THE PROBLEM:
Reproduce, word for word, only the lines from the one containing "Clone this diagram in TikZ." through the one containing "(0,0) rectangle (907,684);", both included.

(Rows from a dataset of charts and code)
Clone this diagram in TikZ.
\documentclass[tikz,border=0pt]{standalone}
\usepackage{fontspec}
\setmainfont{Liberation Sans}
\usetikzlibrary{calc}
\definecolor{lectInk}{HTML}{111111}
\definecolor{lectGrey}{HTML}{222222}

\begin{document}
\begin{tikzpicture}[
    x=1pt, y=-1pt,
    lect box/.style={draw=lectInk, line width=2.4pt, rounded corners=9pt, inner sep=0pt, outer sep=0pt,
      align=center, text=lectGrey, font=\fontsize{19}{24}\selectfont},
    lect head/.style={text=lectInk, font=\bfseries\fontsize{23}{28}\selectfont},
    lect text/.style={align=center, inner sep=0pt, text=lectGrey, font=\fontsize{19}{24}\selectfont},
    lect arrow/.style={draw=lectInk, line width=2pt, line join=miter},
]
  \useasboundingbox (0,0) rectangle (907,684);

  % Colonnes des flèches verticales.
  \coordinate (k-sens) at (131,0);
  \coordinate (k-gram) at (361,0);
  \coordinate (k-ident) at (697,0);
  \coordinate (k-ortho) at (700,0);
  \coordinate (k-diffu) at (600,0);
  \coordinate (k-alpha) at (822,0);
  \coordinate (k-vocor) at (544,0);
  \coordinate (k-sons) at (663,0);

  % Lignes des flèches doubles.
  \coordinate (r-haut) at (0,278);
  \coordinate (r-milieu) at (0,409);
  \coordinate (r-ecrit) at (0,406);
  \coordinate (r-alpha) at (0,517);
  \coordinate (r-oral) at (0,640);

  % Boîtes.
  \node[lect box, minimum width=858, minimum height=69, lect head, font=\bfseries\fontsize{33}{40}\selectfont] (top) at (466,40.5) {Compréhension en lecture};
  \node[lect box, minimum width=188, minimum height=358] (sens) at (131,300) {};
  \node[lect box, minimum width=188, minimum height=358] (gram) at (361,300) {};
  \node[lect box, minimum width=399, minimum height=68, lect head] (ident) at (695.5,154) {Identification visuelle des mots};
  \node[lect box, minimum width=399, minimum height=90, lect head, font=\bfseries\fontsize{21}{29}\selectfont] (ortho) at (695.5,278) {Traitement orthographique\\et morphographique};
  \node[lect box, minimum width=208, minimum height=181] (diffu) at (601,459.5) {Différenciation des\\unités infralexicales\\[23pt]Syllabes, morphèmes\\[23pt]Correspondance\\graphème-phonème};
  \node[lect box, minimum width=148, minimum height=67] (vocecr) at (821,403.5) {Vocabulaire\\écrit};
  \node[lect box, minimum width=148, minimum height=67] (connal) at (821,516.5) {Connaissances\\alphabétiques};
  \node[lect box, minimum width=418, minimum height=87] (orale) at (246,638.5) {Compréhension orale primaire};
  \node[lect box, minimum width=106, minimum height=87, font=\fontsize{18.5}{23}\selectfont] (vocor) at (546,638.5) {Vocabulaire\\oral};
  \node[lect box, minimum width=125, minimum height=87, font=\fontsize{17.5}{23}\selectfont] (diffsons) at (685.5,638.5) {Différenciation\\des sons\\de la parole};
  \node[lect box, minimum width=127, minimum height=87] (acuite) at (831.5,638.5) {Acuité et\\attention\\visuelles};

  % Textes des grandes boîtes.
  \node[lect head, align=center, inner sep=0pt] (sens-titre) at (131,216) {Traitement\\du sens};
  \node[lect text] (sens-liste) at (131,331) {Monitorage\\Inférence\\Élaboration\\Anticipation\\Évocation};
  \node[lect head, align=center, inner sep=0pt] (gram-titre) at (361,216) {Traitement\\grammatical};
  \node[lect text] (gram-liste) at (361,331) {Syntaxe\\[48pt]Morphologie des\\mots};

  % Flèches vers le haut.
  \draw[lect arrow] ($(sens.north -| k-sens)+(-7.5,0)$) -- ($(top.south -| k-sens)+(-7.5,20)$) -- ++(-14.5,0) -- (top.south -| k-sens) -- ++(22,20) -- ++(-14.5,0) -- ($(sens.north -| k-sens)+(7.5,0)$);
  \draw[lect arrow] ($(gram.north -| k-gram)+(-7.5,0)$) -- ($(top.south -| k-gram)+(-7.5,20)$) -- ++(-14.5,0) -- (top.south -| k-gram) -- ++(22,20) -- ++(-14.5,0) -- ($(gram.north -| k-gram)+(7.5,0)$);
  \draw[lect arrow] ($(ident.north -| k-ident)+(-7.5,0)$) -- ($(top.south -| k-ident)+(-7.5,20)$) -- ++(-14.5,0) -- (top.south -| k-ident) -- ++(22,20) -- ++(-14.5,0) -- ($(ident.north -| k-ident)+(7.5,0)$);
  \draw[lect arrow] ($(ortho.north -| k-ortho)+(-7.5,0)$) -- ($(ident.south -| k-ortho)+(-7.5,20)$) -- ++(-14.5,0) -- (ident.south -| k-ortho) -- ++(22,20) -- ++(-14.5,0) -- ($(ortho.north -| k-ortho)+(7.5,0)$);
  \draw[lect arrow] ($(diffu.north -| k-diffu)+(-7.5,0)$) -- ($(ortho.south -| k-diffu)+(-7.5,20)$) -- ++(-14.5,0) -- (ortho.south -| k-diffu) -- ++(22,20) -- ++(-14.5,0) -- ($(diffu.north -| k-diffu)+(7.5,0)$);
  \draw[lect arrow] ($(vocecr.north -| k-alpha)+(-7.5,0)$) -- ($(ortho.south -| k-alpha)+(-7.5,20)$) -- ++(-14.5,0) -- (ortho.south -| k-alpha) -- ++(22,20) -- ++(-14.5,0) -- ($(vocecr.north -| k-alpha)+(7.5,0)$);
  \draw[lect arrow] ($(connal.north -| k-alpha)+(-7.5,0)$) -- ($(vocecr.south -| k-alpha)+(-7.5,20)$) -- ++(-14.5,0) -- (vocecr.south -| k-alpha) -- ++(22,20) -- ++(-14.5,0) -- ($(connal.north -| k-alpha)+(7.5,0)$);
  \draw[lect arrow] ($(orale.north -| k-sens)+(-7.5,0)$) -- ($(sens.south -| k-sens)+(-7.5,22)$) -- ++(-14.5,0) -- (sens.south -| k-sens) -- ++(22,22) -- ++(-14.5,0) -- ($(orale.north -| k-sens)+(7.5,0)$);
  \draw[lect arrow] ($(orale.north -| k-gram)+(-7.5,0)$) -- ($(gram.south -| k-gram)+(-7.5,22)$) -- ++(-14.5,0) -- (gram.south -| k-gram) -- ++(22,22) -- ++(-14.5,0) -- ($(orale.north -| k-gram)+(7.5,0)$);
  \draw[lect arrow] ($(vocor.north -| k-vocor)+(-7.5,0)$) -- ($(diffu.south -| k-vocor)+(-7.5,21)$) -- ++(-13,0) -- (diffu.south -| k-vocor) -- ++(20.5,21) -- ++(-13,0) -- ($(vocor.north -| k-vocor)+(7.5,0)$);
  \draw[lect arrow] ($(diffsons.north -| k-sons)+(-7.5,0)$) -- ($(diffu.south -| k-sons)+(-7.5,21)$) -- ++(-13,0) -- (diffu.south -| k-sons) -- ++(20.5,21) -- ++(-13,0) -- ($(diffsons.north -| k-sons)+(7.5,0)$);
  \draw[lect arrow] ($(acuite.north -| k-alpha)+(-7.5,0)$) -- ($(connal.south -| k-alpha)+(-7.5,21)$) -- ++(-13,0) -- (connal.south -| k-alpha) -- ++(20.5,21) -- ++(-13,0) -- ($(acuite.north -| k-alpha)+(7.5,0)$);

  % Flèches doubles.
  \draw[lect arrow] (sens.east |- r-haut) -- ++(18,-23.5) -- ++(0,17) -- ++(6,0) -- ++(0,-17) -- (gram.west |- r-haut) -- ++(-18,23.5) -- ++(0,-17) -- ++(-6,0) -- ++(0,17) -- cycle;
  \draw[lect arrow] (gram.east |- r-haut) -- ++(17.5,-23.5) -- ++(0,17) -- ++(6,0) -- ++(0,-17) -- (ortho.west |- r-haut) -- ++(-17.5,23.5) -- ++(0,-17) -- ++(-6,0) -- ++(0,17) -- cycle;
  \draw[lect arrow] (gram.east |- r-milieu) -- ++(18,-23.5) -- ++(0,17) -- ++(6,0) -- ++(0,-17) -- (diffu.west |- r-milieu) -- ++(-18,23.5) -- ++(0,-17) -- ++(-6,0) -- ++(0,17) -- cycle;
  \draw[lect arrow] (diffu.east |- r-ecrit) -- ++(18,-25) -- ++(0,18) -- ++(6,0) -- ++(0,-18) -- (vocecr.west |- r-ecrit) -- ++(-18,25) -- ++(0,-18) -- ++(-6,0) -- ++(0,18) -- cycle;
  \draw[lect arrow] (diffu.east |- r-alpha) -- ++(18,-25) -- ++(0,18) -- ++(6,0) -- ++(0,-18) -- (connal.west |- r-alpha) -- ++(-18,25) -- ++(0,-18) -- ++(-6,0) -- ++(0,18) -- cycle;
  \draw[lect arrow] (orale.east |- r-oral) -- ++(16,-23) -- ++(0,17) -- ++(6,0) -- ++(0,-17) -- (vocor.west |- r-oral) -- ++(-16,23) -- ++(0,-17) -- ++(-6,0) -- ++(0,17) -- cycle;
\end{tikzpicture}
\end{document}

--

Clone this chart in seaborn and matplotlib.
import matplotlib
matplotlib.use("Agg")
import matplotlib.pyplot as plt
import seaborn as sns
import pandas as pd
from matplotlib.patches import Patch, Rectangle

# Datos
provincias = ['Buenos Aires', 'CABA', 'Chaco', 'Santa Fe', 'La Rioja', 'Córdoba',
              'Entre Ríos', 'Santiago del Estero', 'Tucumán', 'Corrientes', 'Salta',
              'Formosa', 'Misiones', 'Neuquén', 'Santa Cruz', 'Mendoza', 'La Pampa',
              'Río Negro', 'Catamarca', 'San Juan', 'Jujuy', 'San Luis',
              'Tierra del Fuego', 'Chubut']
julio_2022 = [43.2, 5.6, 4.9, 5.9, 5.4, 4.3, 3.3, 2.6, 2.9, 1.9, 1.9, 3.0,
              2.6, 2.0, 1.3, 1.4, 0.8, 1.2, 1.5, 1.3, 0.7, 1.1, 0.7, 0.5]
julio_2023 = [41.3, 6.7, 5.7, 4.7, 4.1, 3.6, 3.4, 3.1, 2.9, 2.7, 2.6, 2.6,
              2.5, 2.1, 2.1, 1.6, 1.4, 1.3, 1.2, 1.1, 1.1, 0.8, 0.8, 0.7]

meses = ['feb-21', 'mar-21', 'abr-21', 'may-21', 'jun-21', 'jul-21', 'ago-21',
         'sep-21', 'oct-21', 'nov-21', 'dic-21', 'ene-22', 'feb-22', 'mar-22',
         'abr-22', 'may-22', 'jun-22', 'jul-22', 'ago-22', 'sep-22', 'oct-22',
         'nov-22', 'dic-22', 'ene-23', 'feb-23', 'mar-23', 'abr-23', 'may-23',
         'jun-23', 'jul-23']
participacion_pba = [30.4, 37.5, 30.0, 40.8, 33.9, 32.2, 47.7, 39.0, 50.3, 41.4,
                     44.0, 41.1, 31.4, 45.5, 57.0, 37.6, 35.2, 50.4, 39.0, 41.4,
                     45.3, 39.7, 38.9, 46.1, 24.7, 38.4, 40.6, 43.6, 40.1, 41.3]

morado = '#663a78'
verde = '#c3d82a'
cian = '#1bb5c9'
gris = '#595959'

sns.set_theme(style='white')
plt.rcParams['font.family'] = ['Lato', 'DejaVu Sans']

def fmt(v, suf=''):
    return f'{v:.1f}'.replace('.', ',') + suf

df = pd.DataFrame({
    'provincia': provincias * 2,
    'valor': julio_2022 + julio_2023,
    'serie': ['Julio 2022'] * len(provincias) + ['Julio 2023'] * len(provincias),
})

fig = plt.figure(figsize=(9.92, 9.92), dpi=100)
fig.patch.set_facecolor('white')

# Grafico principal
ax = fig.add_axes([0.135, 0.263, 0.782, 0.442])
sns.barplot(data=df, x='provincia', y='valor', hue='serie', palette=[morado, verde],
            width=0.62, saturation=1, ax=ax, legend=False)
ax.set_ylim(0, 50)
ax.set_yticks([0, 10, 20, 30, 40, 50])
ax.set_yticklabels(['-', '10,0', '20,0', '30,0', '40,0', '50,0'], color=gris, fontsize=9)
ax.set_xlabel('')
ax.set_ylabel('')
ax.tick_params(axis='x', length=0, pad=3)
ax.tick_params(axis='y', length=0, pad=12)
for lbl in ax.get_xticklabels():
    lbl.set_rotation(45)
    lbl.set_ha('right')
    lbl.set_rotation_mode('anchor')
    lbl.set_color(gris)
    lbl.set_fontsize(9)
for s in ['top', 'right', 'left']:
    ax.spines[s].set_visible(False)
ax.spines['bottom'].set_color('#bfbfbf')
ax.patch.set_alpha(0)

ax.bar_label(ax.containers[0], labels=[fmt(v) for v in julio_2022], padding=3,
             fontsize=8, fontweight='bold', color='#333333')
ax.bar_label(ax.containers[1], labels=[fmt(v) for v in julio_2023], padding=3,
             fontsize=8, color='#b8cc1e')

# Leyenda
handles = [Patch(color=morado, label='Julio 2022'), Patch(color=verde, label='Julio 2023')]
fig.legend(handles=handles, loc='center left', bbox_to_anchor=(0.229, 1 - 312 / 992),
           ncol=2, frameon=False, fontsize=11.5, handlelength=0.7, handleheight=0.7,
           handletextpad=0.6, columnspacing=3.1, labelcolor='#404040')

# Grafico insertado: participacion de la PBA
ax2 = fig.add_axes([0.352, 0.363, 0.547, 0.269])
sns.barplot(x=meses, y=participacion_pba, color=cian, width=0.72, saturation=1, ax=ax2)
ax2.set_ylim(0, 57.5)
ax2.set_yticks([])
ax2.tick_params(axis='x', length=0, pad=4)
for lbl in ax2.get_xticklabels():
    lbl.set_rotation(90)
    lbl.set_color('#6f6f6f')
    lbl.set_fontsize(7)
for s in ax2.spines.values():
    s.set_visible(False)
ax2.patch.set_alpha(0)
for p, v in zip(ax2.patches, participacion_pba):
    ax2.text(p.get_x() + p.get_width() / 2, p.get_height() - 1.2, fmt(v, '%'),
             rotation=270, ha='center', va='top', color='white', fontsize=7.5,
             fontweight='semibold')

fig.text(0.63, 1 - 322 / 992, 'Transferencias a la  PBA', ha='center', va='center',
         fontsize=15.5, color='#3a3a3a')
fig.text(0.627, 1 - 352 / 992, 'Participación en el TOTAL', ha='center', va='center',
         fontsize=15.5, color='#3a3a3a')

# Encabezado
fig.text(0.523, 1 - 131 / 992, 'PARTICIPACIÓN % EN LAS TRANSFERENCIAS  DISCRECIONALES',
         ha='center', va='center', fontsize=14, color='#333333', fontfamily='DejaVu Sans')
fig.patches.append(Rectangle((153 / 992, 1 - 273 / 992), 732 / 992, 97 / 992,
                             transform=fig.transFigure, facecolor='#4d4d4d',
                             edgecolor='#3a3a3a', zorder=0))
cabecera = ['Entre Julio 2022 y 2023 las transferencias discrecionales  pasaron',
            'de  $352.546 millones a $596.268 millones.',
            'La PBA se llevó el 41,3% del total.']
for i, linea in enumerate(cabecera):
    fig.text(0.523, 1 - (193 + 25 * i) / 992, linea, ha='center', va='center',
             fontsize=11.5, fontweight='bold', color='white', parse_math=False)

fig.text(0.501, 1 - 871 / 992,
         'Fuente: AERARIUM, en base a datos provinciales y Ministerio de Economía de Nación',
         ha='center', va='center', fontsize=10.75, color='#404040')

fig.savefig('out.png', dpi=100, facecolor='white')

IN RESPONSE:
Clone this diagram in TikZ.
\documentclass[tikz,border=0pt]{standalone}
\usepackage{fontspec}
\setmainfont{Liberation Sans}
\usetikzlibrary{calc}
\definecolor{lectInk}{HTML}{111111}
\definecolor{lectGrey}{HTML}{222222}

\begin{document}
\begin{tikzpicture}[
    x=1pt, y=-1pt,
    lect box/.style={draw=lectInk, line width=2.4pt, rounded corners=9pt, inner sep=0pt, outer sep=0pt,
      align=center, text=lectGrey, font=\fontsize{19}{24}\selectfont},
    lect head/.style={text=lectInk, font=\bfseries\fontsize{23}{28}\selectfont},
    lect text/.style={align=center, inner sep=0pt, text=lectGrey, font=\fontsize{19}{24}\selectfont},
    lect arrow/.style={draw=lectInk, line width=2pt, line join=miter},
]
  \useasboundingbox (0,0) rectangle (907,684);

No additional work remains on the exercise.